MR : Pour Jeune Création, je vais montrer une sculpture, appelée « Pandémonium », qui appartient plus ou moins à la série Egrégore même si cette série est finie. C’est important pour moi que les séries ne soient jamais vraiment finies et puissent continuer à avancer. Mais il est vrai que cette sculpture pourrait aussi appartenir aux mondes anciens ; elle est hybride.

SYH : Pourriez-vous expliquer plus précisément  Pandémonium ?

MR : Ce seront des sortes de colonnes gallo-romaines, il y aura des morceaux de cailloux, posés sur des encyclopédies. L’idée est qu’après le monothéisme, on va revenir à une forme de religion polythéiste. Dans la culture française antique, les Gaulois fabriquaient des dolmens, comme à Stonehenge. Je veux faire des dolmens du futur, une forme de nouveau temple paganique, pour cette religion qui n’est pas encore là.

SY : C’est la première fois que vous faites une sculpture aussi grande, n’est-ce pas ? Comment êtes-vous arrivé à faire une sculpture bien que vous ne traitiez jamais de cela avant ?

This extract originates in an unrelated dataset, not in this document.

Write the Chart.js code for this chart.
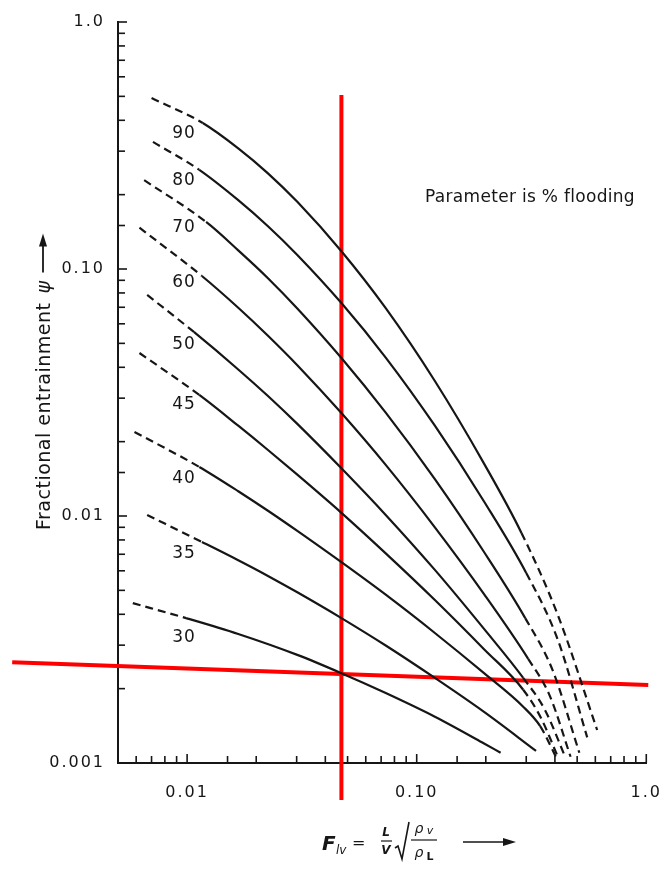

RF : Oui, c’est un nouveau défi. Ça va faire dans les 2 mètres. Mon ADN c’est plutôt la photo, mais j’ai aussi pas mal d’idées qui demandent la 3D pour se matérialiser. Je pense que, cette fois-ci, je peux expérimenter différents médiums pour trouver l’efficacité. Par exemple, la série Egrégore était une forme sur l’image alors que Pandémonium est une sculpture, même si les contextes de deux projets sont identiques. Pour moi ce qui est important, c’est la direction. Je veux continuer à chercher dans la même voie et j’espère qu’à un moment donné quelque chose d’important va en sortir.